When you hear the words “design student”, you typically think of someone fresh-faced and lacking in experience. Yet Lizzie Van Wassenhoven is anything but. After more than two decades as a visual storyteller, she’s co-founder at BeContent, a high-end storytelling agency in Belgium, and owner of graphic design studio Resolut. And yet she’s typical of many enrolling in online masters programmes at LABASAD, Barcelona School of Arts and Design, to refresh their careers at a time of blistering technological change.
As part of her studies, Lizzie has been exploring how generative AI could be used in fashion cinema and choreography. Working entirely in Sora, she completed an experimental short film in under three weeks. It was an exercise in precision and control. “I approached making the film in Sora in the same way I would direct a fashion campaign,” she explains, “first developing a concept/mood and then generating the images.”
Importantly, this wasn’t an exercise in replacing traditional methods with AI, but testing whether it could maintain the brand consistency and directorial intent that commercial work demands. This is exactly the kind of critical exploration that LABASAD (which offers over 30 online master’s programmes in design, creativity, communication and photography) is fostering by integrating AI across almost all its courses.

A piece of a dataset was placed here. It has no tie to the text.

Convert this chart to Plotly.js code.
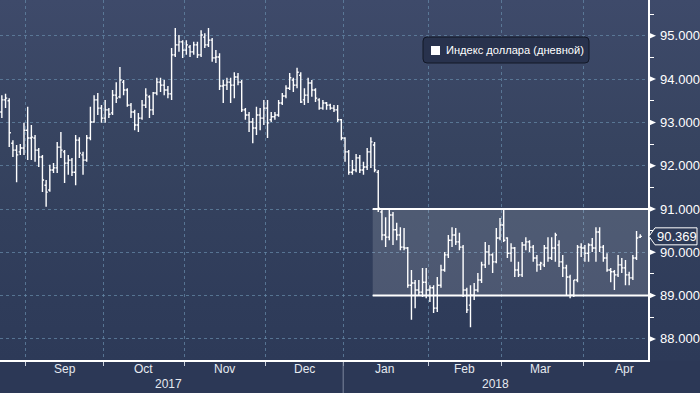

Nowhere is this more focused than in the Online Master’s in Generative Artificial Intelligence for Creatives, designed to transform anxiety about AI into creative agency.
AI across the board
So what gap is LABASAD filling? “The main gap we identified was fear,” explains Isabel Martinez, who directs the programme as Isabelita Virtual. “Much of the public conversation around AI is dominated by anxiety; the idea that AI will replace creative jobs or devalue human creativity. We wanted to respond to that fear with knowledge.
“Integrating AI is not about following a trend, but about acknowledging a structural shift in how ideas are generated, developed and materialised,” she continues. “Knowledge makes us free. This master’s was created to transform uncertainty into agency and critical use.”
Rather than teaching specific tools – which are just as easy to learn through YouTube tutorials – the course focuses on thinking critically about AI as a creative medium. The Online Master covers three areas: understanding what generative AI is and its ethical issues; exploring proprietary and non-proprietary models; and developing a final project that demonstrates meaningful AI integration.
As such, the programme is attracting creatives, designers, artists, producers, filmmakers, writers and strategists who want to shape how creative practice is changing. Many, like Lizzie, come from established careers, seeking to enhance workflows they’ve refined over decades.
The discipline of creative direction
Lizzie’s fashion film shows what this informed AI use looks like in practice. “Intention had to be translated into language, structure and repetition,” she explains. “This challenged my intuitive way of working and forced me to formulate decisions more precisely.”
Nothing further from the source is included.